■ **GOAL**: In the entries below, which lines run from the one containing "Generate a Python" to the one containing "fontsize=size, fontweight='bold', linespacing=1.1)"? Copy exactly those lines, ends included, and no others.

Entries with chart source code
_ _ _ _ _ _ _

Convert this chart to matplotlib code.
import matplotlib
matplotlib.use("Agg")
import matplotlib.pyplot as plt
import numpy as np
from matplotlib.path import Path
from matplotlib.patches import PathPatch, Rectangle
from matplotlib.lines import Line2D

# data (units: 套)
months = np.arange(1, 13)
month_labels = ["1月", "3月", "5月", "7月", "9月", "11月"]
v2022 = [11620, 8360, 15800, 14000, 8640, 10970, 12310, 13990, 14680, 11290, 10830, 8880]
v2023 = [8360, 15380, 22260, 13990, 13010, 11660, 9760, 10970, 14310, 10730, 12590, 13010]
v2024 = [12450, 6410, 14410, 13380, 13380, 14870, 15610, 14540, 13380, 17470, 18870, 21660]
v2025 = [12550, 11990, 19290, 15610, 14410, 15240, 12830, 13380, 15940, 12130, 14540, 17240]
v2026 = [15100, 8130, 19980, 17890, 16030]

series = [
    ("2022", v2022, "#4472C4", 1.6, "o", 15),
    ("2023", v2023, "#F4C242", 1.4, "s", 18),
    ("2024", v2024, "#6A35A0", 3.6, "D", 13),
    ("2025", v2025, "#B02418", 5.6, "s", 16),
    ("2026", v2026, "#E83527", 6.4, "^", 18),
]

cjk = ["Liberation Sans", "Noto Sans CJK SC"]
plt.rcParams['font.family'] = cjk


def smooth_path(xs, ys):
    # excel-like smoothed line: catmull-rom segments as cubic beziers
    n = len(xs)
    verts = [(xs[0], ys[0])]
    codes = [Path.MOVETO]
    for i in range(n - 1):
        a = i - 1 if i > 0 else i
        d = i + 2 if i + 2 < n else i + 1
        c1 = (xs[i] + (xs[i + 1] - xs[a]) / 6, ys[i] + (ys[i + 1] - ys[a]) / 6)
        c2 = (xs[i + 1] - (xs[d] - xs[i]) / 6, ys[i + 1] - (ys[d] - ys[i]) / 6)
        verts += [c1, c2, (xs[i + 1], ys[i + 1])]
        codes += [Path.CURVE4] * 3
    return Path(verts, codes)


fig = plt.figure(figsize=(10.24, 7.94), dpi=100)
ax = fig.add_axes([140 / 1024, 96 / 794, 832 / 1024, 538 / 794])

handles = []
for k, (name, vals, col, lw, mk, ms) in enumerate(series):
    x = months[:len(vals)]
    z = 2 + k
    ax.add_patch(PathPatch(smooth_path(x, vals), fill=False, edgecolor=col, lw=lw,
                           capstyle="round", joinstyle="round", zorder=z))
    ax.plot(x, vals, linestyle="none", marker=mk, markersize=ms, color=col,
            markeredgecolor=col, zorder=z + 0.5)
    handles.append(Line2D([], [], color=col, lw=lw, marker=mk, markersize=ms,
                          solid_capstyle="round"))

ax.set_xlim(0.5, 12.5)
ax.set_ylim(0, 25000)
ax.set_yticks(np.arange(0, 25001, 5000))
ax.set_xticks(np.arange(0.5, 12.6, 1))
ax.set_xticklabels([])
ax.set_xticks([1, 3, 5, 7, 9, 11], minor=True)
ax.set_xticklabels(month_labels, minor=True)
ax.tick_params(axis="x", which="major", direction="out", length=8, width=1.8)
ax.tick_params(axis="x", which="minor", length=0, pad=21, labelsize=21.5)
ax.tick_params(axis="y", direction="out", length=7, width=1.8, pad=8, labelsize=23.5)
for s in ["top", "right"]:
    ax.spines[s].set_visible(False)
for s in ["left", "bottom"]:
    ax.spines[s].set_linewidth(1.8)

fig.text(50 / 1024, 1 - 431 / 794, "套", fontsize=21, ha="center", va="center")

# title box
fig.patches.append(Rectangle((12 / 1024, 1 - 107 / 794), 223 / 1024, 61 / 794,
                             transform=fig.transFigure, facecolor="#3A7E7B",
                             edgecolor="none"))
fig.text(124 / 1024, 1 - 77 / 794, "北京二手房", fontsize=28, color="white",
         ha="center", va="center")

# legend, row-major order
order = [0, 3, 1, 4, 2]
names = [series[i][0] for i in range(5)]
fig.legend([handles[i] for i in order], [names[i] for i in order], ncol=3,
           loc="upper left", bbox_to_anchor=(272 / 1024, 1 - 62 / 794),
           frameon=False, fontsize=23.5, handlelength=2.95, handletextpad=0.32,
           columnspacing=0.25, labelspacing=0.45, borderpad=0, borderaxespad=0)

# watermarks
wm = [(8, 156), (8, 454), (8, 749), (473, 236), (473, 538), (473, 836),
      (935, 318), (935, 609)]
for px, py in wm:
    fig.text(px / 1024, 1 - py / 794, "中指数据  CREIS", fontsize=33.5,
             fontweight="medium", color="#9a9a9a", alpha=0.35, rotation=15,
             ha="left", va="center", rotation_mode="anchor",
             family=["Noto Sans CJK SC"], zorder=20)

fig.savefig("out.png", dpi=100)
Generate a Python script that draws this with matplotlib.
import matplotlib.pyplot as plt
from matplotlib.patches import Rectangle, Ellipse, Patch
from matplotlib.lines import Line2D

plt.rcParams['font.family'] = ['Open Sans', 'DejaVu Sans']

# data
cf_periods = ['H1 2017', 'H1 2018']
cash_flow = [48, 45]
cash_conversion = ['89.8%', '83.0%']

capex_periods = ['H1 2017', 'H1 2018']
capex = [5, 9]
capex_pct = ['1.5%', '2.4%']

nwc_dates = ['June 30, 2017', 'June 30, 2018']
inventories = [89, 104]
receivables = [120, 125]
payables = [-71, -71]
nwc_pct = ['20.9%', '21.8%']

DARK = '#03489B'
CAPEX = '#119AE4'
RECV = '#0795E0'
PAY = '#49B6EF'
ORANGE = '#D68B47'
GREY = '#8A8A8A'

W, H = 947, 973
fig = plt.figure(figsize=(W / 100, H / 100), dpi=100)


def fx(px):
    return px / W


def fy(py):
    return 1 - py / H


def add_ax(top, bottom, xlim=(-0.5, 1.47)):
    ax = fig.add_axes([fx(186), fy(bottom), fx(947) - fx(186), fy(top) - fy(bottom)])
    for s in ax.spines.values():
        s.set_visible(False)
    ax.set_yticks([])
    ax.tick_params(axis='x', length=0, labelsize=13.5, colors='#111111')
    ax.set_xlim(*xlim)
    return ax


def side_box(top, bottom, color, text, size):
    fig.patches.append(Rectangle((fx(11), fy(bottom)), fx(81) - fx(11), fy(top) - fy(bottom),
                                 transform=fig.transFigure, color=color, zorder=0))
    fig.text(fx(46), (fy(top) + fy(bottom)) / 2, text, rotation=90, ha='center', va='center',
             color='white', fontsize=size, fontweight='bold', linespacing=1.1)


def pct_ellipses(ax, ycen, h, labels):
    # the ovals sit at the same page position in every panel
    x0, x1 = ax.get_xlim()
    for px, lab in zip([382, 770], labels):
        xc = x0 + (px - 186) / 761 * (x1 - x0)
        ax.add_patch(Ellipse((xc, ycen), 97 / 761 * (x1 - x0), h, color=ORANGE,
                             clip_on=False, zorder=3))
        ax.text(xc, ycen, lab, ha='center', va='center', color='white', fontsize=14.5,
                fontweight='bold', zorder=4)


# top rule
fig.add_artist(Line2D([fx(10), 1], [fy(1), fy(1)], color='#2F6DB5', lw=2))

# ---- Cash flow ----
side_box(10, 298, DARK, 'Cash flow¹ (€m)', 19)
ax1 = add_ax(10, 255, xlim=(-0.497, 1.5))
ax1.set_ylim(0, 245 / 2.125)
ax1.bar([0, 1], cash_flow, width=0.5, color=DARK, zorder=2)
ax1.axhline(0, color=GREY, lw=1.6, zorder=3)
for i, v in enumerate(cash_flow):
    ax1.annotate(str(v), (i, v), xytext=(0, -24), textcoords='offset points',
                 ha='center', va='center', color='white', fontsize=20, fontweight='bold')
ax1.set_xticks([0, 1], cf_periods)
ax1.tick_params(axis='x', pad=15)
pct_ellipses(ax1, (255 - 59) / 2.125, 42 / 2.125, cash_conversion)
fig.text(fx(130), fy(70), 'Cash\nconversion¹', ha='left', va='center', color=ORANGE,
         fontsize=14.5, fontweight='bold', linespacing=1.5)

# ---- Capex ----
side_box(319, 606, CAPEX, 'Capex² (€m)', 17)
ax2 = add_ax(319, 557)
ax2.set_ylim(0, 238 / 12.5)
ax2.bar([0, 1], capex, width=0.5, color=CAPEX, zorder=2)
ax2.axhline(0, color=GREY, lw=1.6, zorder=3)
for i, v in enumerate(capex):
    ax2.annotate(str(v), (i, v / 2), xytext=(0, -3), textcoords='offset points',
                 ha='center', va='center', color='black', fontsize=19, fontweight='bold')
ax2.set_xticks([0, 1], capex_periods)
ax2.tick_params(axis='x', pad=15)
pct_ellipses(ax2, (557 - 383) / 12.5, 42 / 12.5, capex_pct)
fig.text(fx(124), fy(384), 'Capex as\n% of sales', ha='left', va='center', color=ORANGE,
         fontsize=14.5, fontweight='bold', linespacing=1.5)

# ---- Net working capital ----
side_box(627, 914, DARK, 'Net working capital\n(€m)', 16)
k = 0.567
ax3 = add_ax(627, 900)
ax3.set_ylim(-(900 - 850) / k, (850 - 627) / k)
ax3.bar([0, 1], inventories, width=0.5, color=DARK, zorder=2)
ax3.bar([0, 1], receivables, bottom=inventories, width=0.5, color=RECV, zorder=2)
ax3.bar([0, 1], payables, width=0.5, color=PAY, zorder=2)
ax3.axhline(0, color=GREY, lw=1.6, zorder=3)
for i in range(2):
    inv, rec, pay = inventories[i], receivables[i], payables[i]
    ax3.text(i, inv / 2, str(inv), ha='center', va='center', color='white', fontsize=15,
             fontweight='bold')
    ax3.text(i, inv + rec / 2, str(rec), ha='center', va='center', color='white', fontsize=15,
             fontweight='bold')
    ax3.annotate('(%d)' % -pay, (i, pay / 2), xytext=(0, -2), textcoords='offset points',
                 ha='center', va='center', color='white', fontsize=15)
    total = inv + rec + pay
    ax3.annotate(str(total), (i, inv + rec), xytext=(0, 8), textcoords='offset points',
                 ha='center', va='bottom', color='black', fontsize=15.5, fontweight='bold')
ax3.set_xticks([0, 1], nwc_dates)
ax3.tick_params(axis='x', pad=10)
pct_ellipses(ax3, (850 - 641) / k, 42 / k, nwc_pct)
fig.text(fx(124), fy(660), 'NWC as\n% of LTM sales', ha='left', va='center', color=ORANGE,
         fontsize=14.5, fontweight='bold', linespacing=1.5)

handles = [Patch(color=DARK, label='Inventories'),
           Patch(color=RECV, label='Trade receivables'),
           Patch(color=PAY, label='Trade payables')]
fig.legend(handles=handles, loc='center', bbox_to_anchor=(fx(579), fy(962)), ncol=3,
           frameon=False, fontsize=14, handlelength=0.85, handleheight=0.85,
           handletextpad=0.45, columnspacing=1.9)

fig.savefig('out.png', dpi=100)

_ _ _ _ _ _ _

■ **TASK RESULT**:
Generate a Python script that draws this with matplotlib.
import matplotlib.pyplot as plt
from matplotlib.patches import Rectangle, Ellipse, Patch
from matplotlib.lines import Line2D

plt.rcParams['font.family'] = ['Open Sans', 'DejaVu Sans']

# data
cf_periods = ['H1 2017', 'H1 2018']
cash_flow = [48, 45]
cash_conversion = ['89.8%', '83.0%']

capex_periods = ['H1 2017', 'H1 2018']
capex = [5, 9]
capex_pct = ['1.5%', '2.4%']

nwc_dates = ['June 30, 2017', 'June 30, 2018']
inventories = [89, 104]
receivables = [120, 125]
payables = [-71, -71]
nwc_pct = ['20.9%', '21.8%']

DARK = '#03489B'
CAPEX = '#119AE4'
RECV = '#0795E0'
PAY = '#49B6EF'
ORANGE = '#D68B47'
GREY = '#8A8A8A'

W, H = 947, 973
fig = plt.figure(figsize=(W / 100, H / 100), dpi=100)


def fx(px):
    return px / W


def fy(py):
    return 1 - py / H


def add_ax(top, bottom, xlim=(-0.5, 1.47)):
    ax = fig.add_axes([fx(186), fy(bottom), fx(947) - fx(186), fy(top) - fy(bottom)])
    for s in ax.spines.values():
        s.set_visible(False)
    ax.set_yticks([])
    ax.tick_params(axis='x', length=0, labelsize=13.5, colors='#111111')
    ax.set_xlim(*xlim)
    return ax


def side_box(top, bottom, color, text, size):
    fig.patches.append(Rectangle((fx(11), fy(bottom)), fx(81) - fx(11), fy(top) - fy(bottom),
                                 transform=fig.transFigure, color=color, zorder=0))
    fig.text(fx(46), (fy(top) + fy(bottom)) / 2, text, rotation=90, ha='center', va='center',
             color='white', fontsize=size, fontweight='bold', linespacing=1.1)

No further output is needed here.